> _REQUIRED TASK_:
Return the whole listing, keeping every character the same.

> _RAW DATA_:
%%
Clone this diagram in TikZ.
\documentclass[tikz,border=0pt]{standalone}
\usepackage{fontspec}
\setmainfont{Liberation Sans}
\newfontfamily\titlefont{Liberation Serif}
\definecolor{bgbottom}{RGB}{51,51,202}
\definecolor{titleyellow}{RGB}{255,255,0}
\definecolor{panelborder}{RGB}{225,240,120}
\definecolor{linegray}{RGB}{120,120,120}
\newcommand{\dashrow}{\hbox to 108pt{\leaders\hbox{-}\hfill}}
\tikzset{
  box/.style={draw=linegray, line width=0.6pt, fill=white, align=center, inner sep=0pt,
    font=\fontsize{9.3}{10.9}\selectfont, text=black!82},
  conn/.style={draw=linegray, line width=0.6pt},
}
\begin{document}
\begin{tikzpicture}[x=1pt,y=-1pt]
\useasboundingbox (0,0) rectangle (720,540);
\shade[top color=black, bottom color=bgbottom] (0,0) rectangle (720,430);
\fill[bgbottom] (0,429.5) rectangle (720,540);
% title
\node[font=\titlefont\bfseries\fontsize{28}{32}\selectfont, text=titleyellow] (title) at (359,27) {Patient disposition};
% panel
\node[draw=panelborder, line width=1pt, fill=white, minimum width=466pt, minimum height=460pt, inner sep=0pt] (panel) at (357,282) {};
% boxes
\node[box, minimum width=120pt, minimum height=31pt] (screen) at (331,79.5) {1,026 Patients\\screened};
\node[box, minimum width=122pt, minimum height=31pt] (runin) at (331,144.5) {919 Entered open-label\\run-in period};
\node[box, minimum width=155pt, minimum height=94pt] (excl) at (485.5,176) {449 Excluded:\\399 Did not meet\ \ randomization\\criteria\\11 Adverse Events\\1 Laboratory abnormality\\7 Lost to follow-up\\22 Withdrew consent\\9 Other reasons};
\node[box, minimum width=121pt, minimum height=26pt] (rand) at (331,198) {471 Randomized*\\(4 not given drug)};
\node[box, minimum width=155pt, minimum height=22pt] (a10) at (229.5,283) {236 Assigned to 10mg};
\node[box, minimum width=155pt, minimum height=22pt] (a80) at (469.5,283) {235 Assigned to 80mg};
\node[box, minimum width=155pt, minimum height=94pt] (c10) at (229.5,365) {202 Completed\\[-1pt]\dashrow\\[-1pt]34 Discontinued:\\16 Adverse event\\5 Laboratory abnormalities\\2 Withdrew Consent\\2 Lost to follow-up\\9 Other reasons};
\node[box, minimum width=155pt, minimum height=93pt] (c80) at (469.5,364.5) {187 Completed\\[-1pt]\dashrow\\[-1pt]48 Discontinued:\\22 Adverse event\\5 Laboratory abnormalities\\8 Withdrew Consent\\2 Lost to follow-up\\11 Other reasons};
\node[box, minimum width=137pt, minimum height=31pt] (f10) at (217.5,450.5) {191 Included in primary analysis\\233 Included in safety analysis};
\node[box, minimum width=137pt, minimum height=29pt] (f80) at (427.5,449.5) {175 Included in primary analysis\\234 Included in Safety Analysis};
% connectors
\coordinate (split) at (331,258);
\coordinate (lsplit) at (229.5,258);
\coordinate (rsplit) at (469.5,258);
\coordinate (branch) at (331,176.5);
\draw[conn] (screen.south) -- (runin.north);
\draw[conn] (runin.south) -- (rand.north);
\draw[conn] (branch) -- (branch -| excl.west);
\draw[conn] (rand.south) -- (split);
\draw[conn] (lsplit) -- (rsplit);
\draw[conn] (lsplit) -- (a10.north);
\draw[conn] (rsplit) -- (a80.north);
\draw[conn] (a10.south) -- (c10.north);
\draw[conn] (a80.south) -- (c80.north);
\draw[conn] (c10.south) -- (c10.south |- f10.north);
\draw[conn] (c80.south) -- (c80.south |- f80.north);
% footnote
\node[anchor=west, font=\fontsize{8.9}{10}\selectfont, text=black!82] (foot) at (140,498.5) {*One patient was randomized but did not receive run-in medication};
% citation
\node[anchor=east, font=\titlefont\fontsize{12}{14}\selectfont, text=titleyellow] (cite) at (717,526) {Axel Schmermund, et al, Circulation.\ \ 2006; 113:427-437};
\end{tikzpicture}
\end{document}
%%
> _RESPONSE_:
Clone this diagram in TikZ.
\documentclass[tikz,border=0pt]{standalone}
\usepackage{fontspec}
\setmainfont{Liberation Sans}
\newfontfamily\titlefont{Liberation Serif}
\definecolor{bgbottom}{RGB}{51,51,202}
\definecolor{titleyellow}{RGB}{255,255,0}
\definecolor{panelborder}{RGB}{225,240,120}
\definecolor{linegray}{RGB}{120,120,120}
\newcommand{\dashrow}{\hbox to 108pt{\leaders\hbox{-}\hfill}}
\tikzset{
  box/.style={draw=linegray, line width=0.6pt, fill=white, align=center, inner sep=0pt,
    font=\fontsize{9.3}{10.9}\selectfont, text=black!82},
  conn/.style={draw=linegray, line width=0.6pt},
}
\begin{document}
\begin{tikzpicture}[x=1pt,y=-1pt]
\useasboundingbox (0,0) rectangle (720,540);
\shade[top color=black, bottom color=bgbottom] (0,0) rectangle (720,430);
\fill[bgbottom] (0,429.5) rectangle (720,540);
% title
\node[font=\titlefont\bfseries\fontsize{28}{32}\selectfont, text=titleyellow] (title) at (359,27) {Patient disposition};
% panel
\node[draw=panelborder, line width=1pt, fill=white, minimum width=466pt, minimum height=460pt, inner sep=0pt] (panel) at (357,282) {};
% boxes
\node[box, minimum width=120pt, minimum height=31pt] (screen) at (331,79.5) {1,026 Patients\\screened};
\node[box, minimum width=122pt, minimum height=31pt] (runin) at (331,144.5) {919 Entered open-label\\run-in period};
\node[box, minimum width=155pt, minimum height=94pt] (excl) at (485.5,176) {449 Excluded:\\399 Did not meet\ \ randomization\\criteria\\11 Adverse Events\\1 Laboratory abnormality\\7 Lost to follow-up\\22 Withdrew consent\\9 Other reasons};
\node[box, minimum width=121pt, minimum height=26pt] (rand) at (331,198) {471 Randomized*\\(4 not given drug)};
\node[box, minimum width=155pt, minimum height=22pt] (a10) at (229.5,283) {236 Assigned to 10mg};
\node[box, minimum width=155pt, minimum height=22pt] (a80) at (469.5,283) {235 Assigned to 80mg};
\node[box, minimum width=155pt, minimum height=94pt] (c10) at (229.5,365) {202 Completed\\[-1pt]\dashrow\\[-1pt]34 Discontinued:\\16 Adverse event\\5 Laboratory abnormalities\\2 Withdrew Consent\\2 Lost to follow-up\\9 Other reasons};
\node[box, minimum width=155pt, minimum height=93pt] (c80) at (469.5,364.5) {187 Completed\\[-1pt]\dashrow\\[-1pt]48 Discontinued:\\22 Adverse event\\5 Laboratory abnormalities\\8 Withdrew Consent\\2 Lost to follow-up\\11 Other reasons};
\node[box, minimum width=137pt, minimum height=31pt] (f10) at (217.5,450.5) {191 Included in primary analysis\\233 Included in safety analysis};
\node[box, minimum width=137pt, minimum height=29pt] (f80) at (427.5,449.5) {175 Included in primary analysis\\234 Included in Safety Analysis};
% connectors
\coordinate (split) at (331,258);
\coordinate (lsplit) at (229.5,258);
\coordinate (rsplit) at (469.5,258);
\coordinate (branch) at (331,176.5);
\draw[conn] (screen.south) -- (runin.north);
\draw[conn] (runin.south) -- (rand.north);
\draw[conn] (branch) -- (branch -| excl.west);
\draw[conn] (rand.south) -- (split);
\draw[conn] (lsplit) -- (rsplit);
\draw[conn] (lsplit) -- (a10.north);
\draw[conn] (rsplit) -- (a80.north);
\draw[conn] (a10.south) -- (c10.north);
\draw[conn] (a80.south) -- (c80.north);
\draw[conn] (c10.south) -- (c10.south |- f10.north);
\draw[conn] (c80.south) -- (c80.south |- f80.north);
% footnote
\node[anchor=west, font=\fontsize{8.9}{10}\selectfont, text=black!82] (foot) at (140,498.5) {*One patient was randomized but did not receive run-in medication};
% citation
\node[anchor=east, font=\titlefont\fontsize{12}{14}\selectfont, text=titleyellow] (cite) at (717,526) {Axel Schmermund, et al, Circulation.\ \ 2006; 113:427-437};
\end{tikzpicture}
\end{document}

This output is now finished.